Bollywood’s return to the Valley – and now followed by a multiplex – however, portrays more than peace. The film industry is instrumental in shaping and reinforcing Kashmir’s pastoral image around the globe. It was Raj Kapoor who brought to the world the Valley’s fabled scenic beauty when he shot Barsaat here in 1949. As Nimmi sang ‘Hawa main udta jaye mera lal dupatta malmal ka’, Kashmir’s lush meadows formed the backdrop. Similarly, long before the dotcom revolution made it familiar to millions around the world, the snowscapes of Kashmir resonated to Shammi Kapoor’s ‘yahoo’ call in Junglee.
But unlike in the past, Bollywood and Kashmir relationship is no longer spontaneous and natural. Like everything else in the Valley, it has also become political. Movie-making in Kashmir is about peace, about reinforcing Kashmir’s image as a paradise on earth but in the current context this inference of Bollywood re-entry will struggle to sound innocent. It will, in fact, appear politically motivated. True, Bollywood shoots and the reopening of cinema are the biggest advertisement so far for peace in Kashmir. It will certainly help bring more tourists to the region. Both of these are desirable ends. But actually, this is not how these things are understood in Kashmir. Many people tend to look at these developments as a callous effort to negate the tragedy of the past three decades.

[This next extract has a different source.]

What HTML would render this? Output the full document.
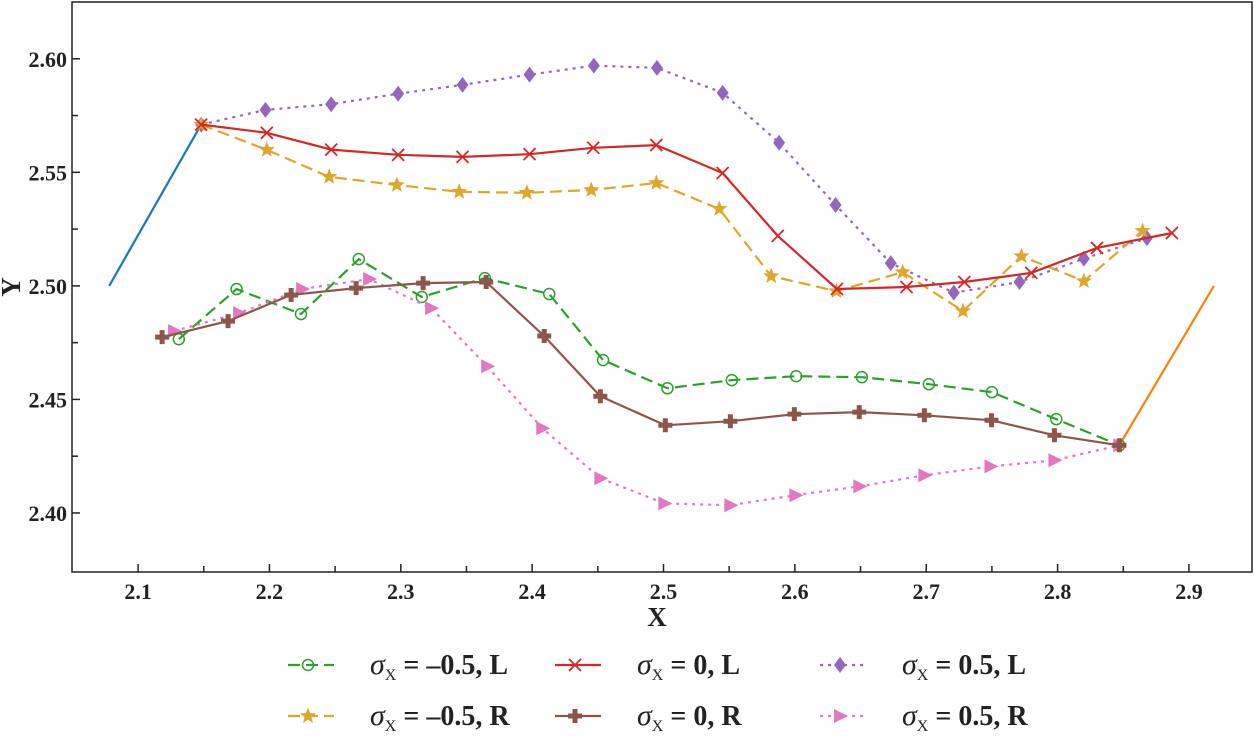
<!DOCTYPE html>
<html><head><meta charset="utf-8"><style>
body{margin:0;background:#fff;}
svg{display:block;font-family:"Liberation Serif",serif;font-weight:bold;}
</style></head><body>
<svg id="chart" width="1255" height="736" xmlns="http://www.w3.org/2000/svg">
<g id="plot"></g>
<g id="legend"></g>
</svg>
<script>
const xTicks=[2.1,2.2,2.3,2.4,2.5,2.6,2.7,2.8,2.9];
const xTickLabels=["2.1","2.2","2.3","2.4","2.5","2.6","2.7","2.8","2.9"];
const yTicks=[2.40,2.45,2.50,2.55,2.60];
const yTickLabels=["2.40","2.45","2.50","2.55","2.60"];
const blueX=[2.078,2.148];const blueY=[2.500,2.571];
const orangeX=[2.847,2.919];const orangeY=[2.4298,2.500];
const gX=[2.131,2.175,2.224,2.268,2.316,2.364,2.413,2.454,2.503,2.552,2.601,2.651,2.702,2.750,2.799,2.847];
const gY=[2.4765,2.4986,2.4876,2.5118,2.4951,2.5034,2.4964,2.4673,2.4549,2.4585,2.4602,2.4598,2.4567,2.4532,2.4413,2.4298];
const rX=[2.148,2.198,2.247,2.298,2.347,2.398,2.4465,2.4945,2.545,2.587,2.632,2.685,2.729,2.780,2.830,2.887];
const rY=[2.571,2.5674,2.560,2.5577,2.5568,2.558,2.5608,2.562,2.5497,2.522,2.4986,2.4995,2.5017,2.5057,2.5167,2.5233];
const pX=[2.148,2.197,2.247,2.298,2.347,2.398,2.447,2.495,2.545,2.588,2.631,2.673,2.721,2.771,2.820,2.868];
const pY=[2.571,2.5775,2.580,2.5846,2.5885,2.593,2.597,2.596,2.585,2.563,2.5356,2.510,2.497,2.5017,2.512,2.521];
const yX=[2.148,2.198,2.2455,2.297,2.3445,2.396,2.445,2.4945,2.5425,2.582,2.6316,2.682,2.728,2.7725,2.820,2.8647];
const yY=[2.571,2.5599,2.548,2.5444,2.5414,2.541,2.5422,2.5453,2.5339,2.5043,2.4977,2.506,2.4889,2.5131,2.5021,2.5242];
const bX=[2.1183,2.1685,2.2165,2.266,2.317,2.365,2.4092,2.4519,2.5014,2.5509,2.5996,2.649,2.6986,2.7497,2.7976,2.847];
const bY=[2.4774,2.4845,2.496,2.499,2.5012,2.5017,2.4779,2.4514,2.4386,2.4404,2.4435,2.4444,2.443,2.4408,2.4342,2.4298];
const kX=[2.1274,2.1769,2.2249,2.2759,2.3231,2.3658,2.4077,2.4519,2.5006,2.5509,2.6004,2.6491,2.6986,2.7489,2.7976,2.847];
const kY=[2.4801,2.488,2.4986,2.503,2.4902,2.4646,2.4373,2.4153,2.4042,2.4034,2.4078,2.4117,2.4166,2.4205,2.4232,2.4298];

const L=72,R=1252,T=2,B=572;
const X0=2.0497,X1=2.948,Y0=2.374,Y1=2.625;
const sx=v=>L+(v-X0)/(X1-X0)*(R-L);
const sy=v=>B-(v-Y0)/(Y1-Y0)*(B-T);
const NS="http://www.w3.org/2000/svg";
const plot=document.getElementById('plot');
function mk(tag,attrs,parent){const e=document.createElementNS(NS,tag);for(const k in attrs)e.setAttribute(k,attrs[k]);(parent||plot).appendChild(e);return e;}

const frame=mk('rect',{x:L,y:T,width:R-L,height:B-T,fill:'none',stroke:'#222','stroke-width':1.5});


xTicks.forEach((t,i)=>{
  const x=sx(t);
  const tk=mk('line',{x1:x,x2:x,y1:B,y2:B-8,stroke:'#222','stroke-width':1.5});
  
  
  const m=sx(t+0.05);
  if(m<R){const mt=mk('line',{x1:m,x2:m,y1:B,y2:B-6,stroke:'#222','stroke-width':1.5});
  
  }
  const tx=mk('text',{x:x,y:B+27,'text-anchor':'middle','font-size':22,fill:'#222'});
  tx.textContent=xTickLabels[i];
  
  
});
yTicks.forEach((t,i)=>{
  const y=sy(t);
  const tk=mk('line',{x1:L,x2:L+8,y1:y,y2:y,stroke:'#222','stroke-width':1.5});
  
  
  const m=sy(t+0.025);
  if(m>T){const mt=mk('line',{x1:L,x2:L+6,y1:m,y2:m,stroke:'#222','stroke-width':1.5});
  
  }
  const tx=mk('text',{x:L-5,y:y+8,'text-anchor':'end','font-size':22,fill:'#222'});
  tx.textContent=yTickLabels[i];
  
  
});
const xt=mk('text',{x:657,y:626,'text-anchor':'middle','font-size':27,fill:'#222'});xt.textContent='X';


const yt=mk('text',{x:0,y:0,'text-anchor':'middle','font-size':27,fill:'#222',transform:'translate(20,287) rotate(-90)'});yt.textContent='Y';



function marker(type,x,y,c,parent){
  let e;
  if(type==='o') e=mk('circle',{cx:x,cy:y,r:5.5,fill:'none',stroke:c,'stroke-width':1.5},parent);
  else if(type==='x') e=mk('path',{d:`M${x-6},${y-6}L${x+6},${y+6}M${x-6},${y+6}L${x+6},${y-6}`,stroke:c,'stroke-width':1.8,fill:'none'},parent);
  else if(type==='d') e=mk('path',{d:`M${x},${y-8}L${x+6},${y}L${x},${y+8}L${x-6},${y}Z`,fill:c},parent);
  else if(type==='s'){let p='';for(let k=0;k<10;k++){const r=k%2?3.6:8.5,a=-Math.PI/2+k*Math.PI/5;p+=(k?'L':'M')+(x+r*Math.cos(a)).toFixed(1)+','+(y+r*Math.sin(a)).toFixed(1);}e=mk('path',{d:p+'Z',fill:c},parent);}
  else if(type==='p') e=mk('path',{d:`M${x-2.5},${y-7}h5v4.5h4.5v5h-4.5v4.5h-5v-4.5h-4.5v-5h4.5Z`,fill:c},parent);
  else if(type==='t') e=mk('path',{d:`M${x-6},${y-7}L${x+8},${y}L${x-6},${y+7}Z`,fill:c},parent);
  return e;
}
const series=[
 {n:'series-blue',xs:blueX,ys:blueY,c:'#1f77b4',d:'',m:null},
 {n:'series-orange',xs:orangeX,ys:orangeY,c:'#ff7f0e',d:'',m:null},
 {n:'series-sigma-0.5-L',xs:pX,ys:pY,c:'#9467bd',d:'3,5',m:'d'},
 {n:'series-sigma-neg0.5-R',xs:yX,ys:yY,c:'#dca72c',d:'12,6',m:'s'},
 {n:'series-sigma-0-L',xs:rX,ys:rY,c:'#d62728',d:'',m:'x'},
 {n:'series-sigma-neg0.5-L',xs:gX,ys:gY,c:'#2ca02c',d:'12,6',m:'o'},
 {n:'series-sigma-0.5-R',xs:kX,ys:kY,c:'#e377c2',d:'3,5',m:'t'},
 {n:'series-sigma-0-R',xs:bX,ys:bY,c:'#8c564b',d:'',m:'p'},
];
series.forEach(s=>{
  const g=mk('g',{});
  
  
  const pts=s.xs.map((v,i)=>sx(v).toFixed(1)+','+sy(s.ys[i]).toFixed(1)).join(' ');
  const pl=mk('polyline',{points:pts,fill:'none',stroke:s.c,'stroke-width':2.2,'stroke-dasharray':s.d||'none'},g);
  
  
  if(s.m) s.xs.forEach((v,i)=>{const e=marker(s.m,sx(v),sy(s.ys[i]),s.c,g);
    
    });
});

const leg=document.getElementById('legend');


const legItems=[
 {col:0,row:0,c:'#2ca02c',d:'12,6',m:'o',v:'\u20130.5, L'},
 {col:1,row:0,c:'#d62728',d:'',m:'x',v:'0, L'},
 {col:2,row:0,c:'#9467bd',d:'3,5',m:'d',v:'0.5, L'},
 {col:0,row:1,c:'#dca72c',d:'12,6',m:'s',v:'\u20130.5, R'},
 {col:1,row:1,c:'#8c564b',d:'',m:'p',v:'0, R'},
 {col:2,row:1,c:'#e377c2',d:'3,5',m:'t',v:'0.5, R'},
];
const colX=[288,555,820],rowY=[665,716];
legItems.forEach(it=>{
  const g=mk('g',{},leg);
  
  
  const x=colX[it.col],y=rowY[it.row];
  mk('line',{x1:x,x2:x+46,y1:y,y2:y,stroke:it.c,'stroke-width':2.2,'stroke-dasharray':it.d||'none'},g);
  marker(it.m,x+20,y,it.c,g);
  const t=mk('text',{x:x+82,y:y+9,'font-size':28,fill:'#222'},g);
  const s1=mk('tspan',{'font-style':'italic','font-weight':'normal','font-size':30},t);s1.textContent='\u03C3';
  const s2=mk('tspan',{'font-size':16,'font-weight':'normal',dy:6},t);s2.textContent='X';
  const s3=mk('tspan',{dy:-6},t);s3.textContent=' = '+it.v;
});
</script>
</body></html>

There is a reason for this. Tension in Kashmir is between a simmering, dormant political conflict and elaborately contrived imagery of peace. Imagery is often deliberately played up as normalcy or sometimes even genuinely mistaken for peace. And this imagery is about the arrival of tourists, a peaceful Amarnath yatra, Bollywood shoots and of course, the unnaturally high turnout in polls, sometimes well-attended public meetings of the mainstream politicians, and now the re-opening of cinemas. All these events together make Kashmir appear as an eminently normal place but cumulatively they forge no genuine peace, a fact not acknowledged by the promoters of this normalcy.